Dataset excerpt
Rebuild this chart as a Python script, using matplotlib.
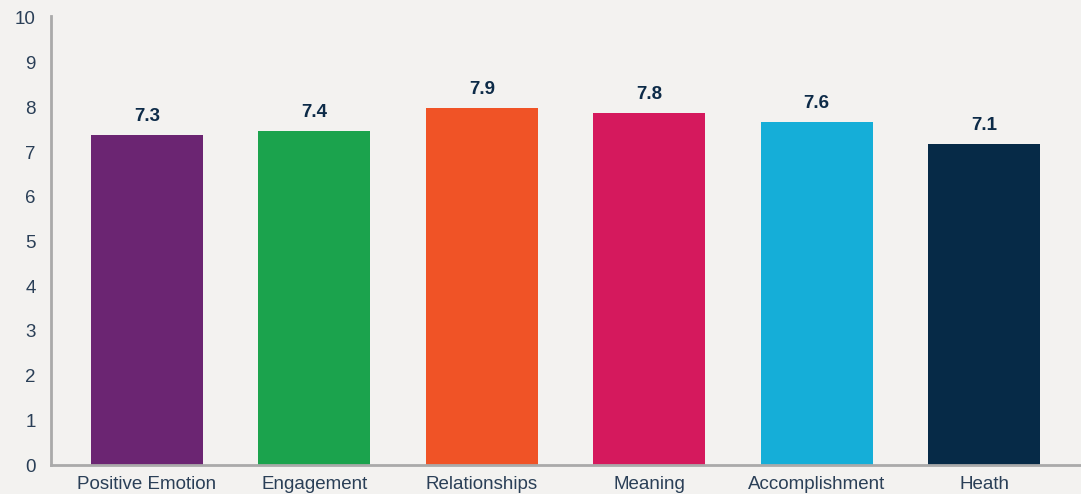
import matplotlib
matplotlib.use("Agg")
import matplotlib.pyplot as plt

categories = ["Positive Emotion", "Engagement", "Relationships", "Meaning", "Accomplishment", "Heath"]
values = [7.38, 7.47, 7.99, 7.87, 7.67, 7.18]
value_labels = ["7.3", "7.4", "7.9", "7.8", "7.6", "7.1"]
colors = ["#6b2572", "#1ba34d", "#f05326", "#d5195d", "#15aed8", "#062a47"]
yticks = [0, 1, 2, 3, 4, 5, 6, 7, 8, 9, 10]

bg = "#f3f2f0"
plt.rcParams["font.family"] = ["Liberation Sans", "DejaVu Sans"]

fig = plt.figure(figsize=(10.81, 4.94), dpi=100, facecolor=bg)
ax = fig.add_axes([51/1081, 1-465/494, (1080-51)/1081, (465-18)/494], facecolor=bg)

x = list(range(len(categories)))
bars = ax.bar(x, values, width=0.67, color=colors)
for b, lab in zip(bars, value_labels):
    ax.annotate(lab, (b.get_x() + b.get_width()/2, b.get_height()),
                xytext=(0, 7), textcoords="offset points", ha="center", va="bottom",
                fontsize=13.5, fontweight="bold", color="#0d2b48")

ax.set_xlim(-0.573, 5.573)
ax.set_ylim(0, 10)
ax.set_yticks(yticks)
ax.set_xticks(x)
ax.set_xticklabels(categories)
ax.tick_params(axis="both", length=0, labelsize=13.5, colors="#2a3f57")
ax.tick_params(axis="y", pad=11)
ax.tick_params(axis="x", pad=8)
for s in ["top", "right"]:
    ax.spines[s].set_visible(False)
for s in ["left", "bottom"]:
    ax.spines[s].set_color("#aaaaaa")
    ax.spines[s].set_linewidth(2)
ax.spines["left"].set_bounds(0, 10.05)

fig.savefig("out.png", dpi=100, facecolor=bg)
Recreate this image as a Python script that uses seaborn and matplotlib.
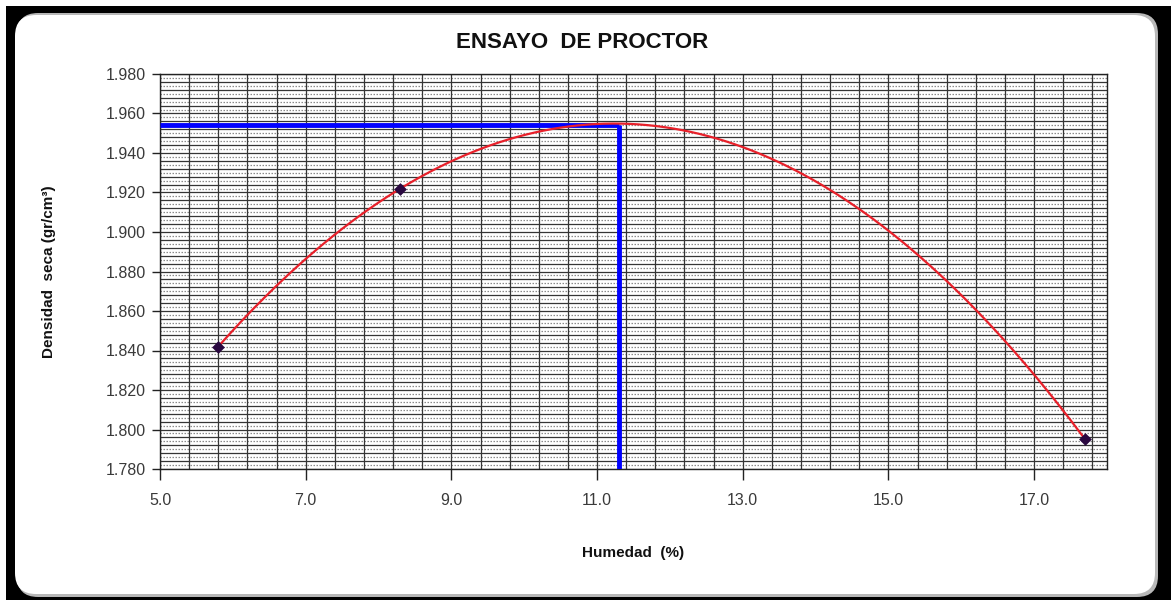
import numpy as np
import pandas as pd
import matplotlib
matplotlib.use("Agg")
import matplotlib.pyplot as plt
from matplotlib.patches import FancyBboxPatch, Rectangle
from matplotlib.ticker import FixedLocator, FormatStrFormatter
import seaborn as sns

# Ensayo de compactación Proctor: humedad (%) vs densidad seca (gr/cm3)
humedad = [5.8, 8.3, 17.7]
densidad_seca = [1.842, 1.922, 1.795]

# Humedad óptima y densidad seca máxima
humedad_optima = 11.3
densidad_maxima = 1.954

titulo = "ENSAYO  DE PROCTOR"
etiqueta_x = "Humedad  (%)"
etiqueta_y = "Densidad  seca (gr/cm³)"

sns.set_theme(style="white")
plt.rcParams["font.family"] = ["Liberation Sans", "DejaVu Sans"]

W, H = 1171, 600
fig = plt.figure(figsize=(W / 100, H / 100), dpi=100)
fig.patch.set_facecolor("white")

# Marco negro y panel blanco con esquinas redondeadas
fig.patches.append(Rectangle((6 / W, 0), 1 - 6 / W, 1 - 6 / H,
                             transform=fig.transFigure, facecolor="black",
                             edgecolor="none", zorder=-10))
fig.patches.append(FancyBboxPatch((17 / W, 3 / H), (1158 - 17) / W, (585 - 1) / H,
                                  boxstyle="round,pad=0,rounding_size=0.018",
                                  transform=fig.transFigure, facecolor="#b8b8b8",
                                  edgecolor="none", zorder=-9,
                                  mutation_aspect=W / H))
fig.patches.append(FancyBboxPatch((15 / W, 6 / H), (1155 - 15) / W, (585 - 6) / H,
                                  boxstyle="round,pad=0,rounding_size=0.018",
                                  transform=fig.transFigure, facecolor="white",
                                  edgecolor="none", zorder=-8,
                                  mutation_aspect=W / H))

ax = fig.add_axes([160 / W, 1 - 469 / H, (1107 - 160) / W, (469 - 74) / H])
ax.set_facecolor("white")

# Curva de ajuste cuadrática
coef = np.polyfit(humedad, densidad_seca, 2)
xs = np.linspace(min(humedad), max(humedad), 300)
curva = pd.DataFrame({"x": xs, "y": np.polyval(coef, xs)})
puntos = pd.DataFrame({"x": humedad, "y": densidad_seca})

xmin, xmax = 5.0, 18.0
ymin, ymax = 1.780, 1.980

# Líneas de humedad óptima y densidad máxima
ax.plot([xmin, humedad_optima], [densidad_maxima, densidad_maxima],
        color="#0000ff", lw=3.5, solid_capstyle="butt", zorder=4)
ax.plot([humedad_optima, humedad_optima], [ymin, densidad_maxima],
        color="#0000ff", lw=3.5, solid_capstyle="butt", zorder=4)

sns.lineplot(data=curva, x="x", y="y", ax=ax, color="#e8202a", lw=1.6,
             zorder=5, legend=False)
sns.scatterplot(data=puntos, x="x", y="y", ax=ax, marker="D", s=36,
                color="#2a0840", edgecolor="#2a0840", zorder=6, legend=False)

ax.set_xlim(xmin, xmax)
ax.set_ylim(ymin, ymax)

# Rejilla
ax.xaxis.set_major_locator(FixedLocator(np.arange(5.0, 17.01, 2.0)))
ax.xaxis.set_minor_locator(FixedLocator(np.arange(5.0, 18.01, 0.4)))
ax.yaxis.set_major_locator(FixedLocator(np.arange(1.780, 1.9801, 0.020)))
ax.yaxis.set_minor_locator(FixedLocator(np.arange(1.780, 1.9801, 0.004)))
ax.xaxis.set_major_formatter(FormatStrFormatter("%.1f"))
ax.yaxis.set_major_formatter(FormatStrFormatter("%.3f"))

ax.grid(True, which="both", axis="both", color="#353535", lw=0.9, zorder=0)
ax.set_axisbelow(True)
ax.hlines(np.arange(1.782, 1.980, 0.004), 0, 1, transform=ax.get_yaxis_transform(),
          colors="#8c8c8c", lw=0.9, linestyles=(0, (1.2, 1.2)), zorder=0.5)

for s in ax.spines.values():
    s.set_color("#222222")
    s.set_linewidth(1.0)

ax.tick_params(axis="both", which="major", direction="out", length=6, width=1,
               color="#222222", labelsize=11.5, labelcolor="#3a3a3a", pad=4,
               left=True, bottom=True)
ax.tick_params(axis="x", which="major", length=8, pad=9)
ax.tick_params(axis="both", which="minor", length=0)

ax.set_xlabel(etiqueta_x, fontsize=11, fontweight="bold", color="#111111", labelpad=28)
ax.set_ylabel(etiqueta_y, fontsize=11, fontweight="bold", color="#111111", labelpad=36)
fig.text(582 / W, 1 - 42 / H, titulo, fontsize=16, fontweight="bold",
         color="#111111", ha="center", va="center")

fig.savefig("out.png", dpi=100, facecolor=fig.get_facecolor())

WRITTEN TASK
Reproduce all entries exactly. Pictures do not belong in the copy.

EXPECTED OUTPUT
Rebuild this chart as a Python script, using matplotlib.
import matplotlib
matplotlib.use("Agg")
import matplotlib.pyplot as plt

categories = ["Positive Emotion", "Engagement", "Relationships", "Meaning", "Accomplishment", "Heath"]
values = [7.38, 7.47, 7.99, 7.87, 7.67, 7.18]
value_labels = ["7.3", "7.4", "7.9", "7.8", "7.6", "7.1"]
colors = ["#6b2572", "#1ba34d", "#f05326", "#d5195d", "#15aed8", "#062a47"]
yticks = [0, 1, 2, 3, 4, 5, 6, 7, 8, 9, 10]

bg = "#f3f2f0"
plt.rcParams["font.family"] = ["Liberation Sans", "DejaVu Sans"]

fig = plt.figure(figsize=(10.81, 4.94), dpi=100, facecolor=bg)
ax = fig.add_axes([51/1081, 1-465/494, (1080-51)/1081, (465-18)/494], facecolor=bg)

x = list(range(len(categories)))
bars = ax.bar(x, values, width=0.67, color=colors)
for b, lab in zip(bars, value_labels):
    ax.annotate(lab, (b.get_x() + b.get_width()/2, b.get_height()),
                xytext=(0, 7), textcoords="offset points", ha="center", va="bottom",
                fontsize=13.5, fontweight="bold", color="#0d2b48")

ax.set_xlim(-0.573, 5.573)
ax.set_ylim(0, 10)
ax.set_yticks(yticks)
ax.set_xticks(x)
ax.set_xticklabels(categories)
ax.tick_params(axis="both", length=0, labelsize=13.5, colors="#2a3f57")
ax.tick_params(axis="y", pad=11)
ax.tick_params(axis="x", pad=8)
for s in ["top", "right"]:
    ax.spines[s].set_visible(False)
for s in ["left", "bottom"]:
    ax.spines[s].set_color("#aaaaaa")
    ax.spines[s].set_linewidth(2)
ax.spines["left"].set_bounds(0, 10.05)

fig.savefig("out.png", dpi=100, facecolor=bg)
Recreate this image as a Python script that uses seaborn and matplotlib.
import numpy as np
import pandas as pd
import matplotlib
matplotlib.use("Agg")
import matplotlib.pyplot as plt
from matplotlib.patches import FancyBboxPatch, Rectangle
from matplotlib.ticker import FixedLocator, FormatStrFormatter
import seaborn as sns

# Ensayo de compactación Proctor: humedad (%) vs densidad seca (gr/cm3)
humedad = [5.8, 8.3, 17.7]
densidad_seca = [1.842, 1.922, 1.795]

# Humedad óptima y densidad seca máxima
humedad_optima = 11.3
densidad_maxima = 1.954

titulo = "ENSAYO  DE PROCTOR"
etiqueta_x = "Humedad  (%)"
etiqueta_y = "Densidad  seca (gr/cm³)"

sns.set_theme(style="white")
plt.rcParams["font.family"] = ["Liberation Sans", "DejaVu Sans"]

W, H = 1171, 600
fig = plt.figure(figsize=(W / 100, H / 100), dpi=100)
fig.patch.set_facecolor("white")

# Marco negro y panel blanco con esquinas redondeadas
fig.patches.append(Rectangle((6 / W, 0), 1 - 6 / W, 1 - 6 / H,
                             transform=fig.transFigure, facecolor="black",
                             edgecolor="none", zorder=-10))
fig.patches.append(FancyBboxPatch((17 / W, 3 / H), (1158 - 17) / W, (585 - 1) / H,
                                  boxstyle="round,pad=0,rounding_size=0.018",
                                  transform=fig.transFigure, facecolor="#b8b8b8",
                                  edgecolor="none", zorder=-9,
                                  mutation_aspect=W / H))
fig.patches.append(FancyBboxPatch((15 / W, 6 / H), (1155 - 15) / W, (585 - 6) / H,
                                  boxstyle="round,pad=0,rounding_size=0.018",
                                  transform=fig.transFigure, facecolor="white",
                                  edgecolor="none", zorder=-8,
                                  mutation_aspect=W / H))

ax = fig.add_axes([160 / W, 1 - 469 / H, (1107 - 160) / W, (469 - 74) / H])
ax.set_facecolor("white")

# Curva de ajuste cuadrática
coef = np.polyfit(humedad, densidad_seca, 2)
xs = np.linspace(min(humedad), max(humedad), 300)
curva = pd.DataFrame({"x": xs, "y": np.polyval(coef, xs)})
puntos = pd.DataFrame({"x": humedad, "y": densidad_seca})

xmin, xmax = 5.0, 18.0
ymin, ymax = 1.780, 1.980

# Líneas de humedad óptima y densidad máxima
ax.plot([xmin, humedad_optima], [densidad_maxima, densidad_maxima],
        color="#0000ff", lw=3.5, solid_capstyle="butt", zorder=4)
ax.plot([humedad_optima, humedad_optima], [ymin, densidad_maxima],
        color="#0000ff", lw=3.5, solid_capstyle="butt", zorder=4)

sns.lineplot(data=curva, x="x", y="y", ax=ax, color="#e8202a", lw=1.6,
             zorder=5, legend=False)
sns.scatterplot(data=puntos, x="x", y="y", ax=ax, marker="D", s=36,
                color="#2a0840", edgecolor="#2a0840", zorder=6, legend=False)

ax.set_xlim(xmin, xmax)
ax.set_ylim(ymin, ymax)

# Rejilla
ax.xaxis.set_major_locator(FixedLocator(np.arange(5.0, 17.01, 2.0)))
ax.xaxis.set_minor_locator(FixedLocator(np.arange(5.0, 18.01, 0.4)))
ax.yaxis.set_major_locator(FixedLocator(np.arange(1.780, 1.9801, 0.020)))
ax.yaxis.set_minor_locator(FixedLocator(np.arange(1.780, 1.9801, 0.004)))
ax.xaxis.set_major_formatter(FormatStrFormatter("%.1f"))
ax.yaxis.set_major_formatter(FormatStrFormatter("%.3f"))

ax.grid(True, which="both", axis="both", color="#353535", lw=0.9, zorder=0)
ax.set_axisbelow(True)
ax.hlines(np.arange(1.782, 1.980, 0.004), 0, 1, transform=ax.get_yaxis_transform(),
          colors="#8c8c8c", lw=0.9, linestyles=(0, (1.2, 1.2)), zorder=0.5)

for s in ax.spines.values():
    s.set_color("#222222")
    s.set_linewidth(1.0)

ax.tick_params(axis="both", which="major", direction="out", length=6, width=1,
               color="#222222", labelsize=11.5, labelcolor="#3a3a3a", pad=4,
               left=True, bottom=True)
ax.tick_params(axis="x", which="major", length=8, pad=9)
ax.tick_params(axis="both", which="minor", length=0)

ax.set_xlabel(etiqueta_x, fontsize=11, fontweight="bold", color="#111111", labelpad=28)
ax.set_ylabel(etiqueta_y, fontsize=11, fontweight="bold", color="#111111", labelpad=36)
fig.text(582 / W, 1 - 42 / H, titulo, fontsize=16, fontweight="bold",
         color="#111111", ha="center", va="center")

fig.savefig("out.png", dpi=100, facecolor=fig.get_facecolor())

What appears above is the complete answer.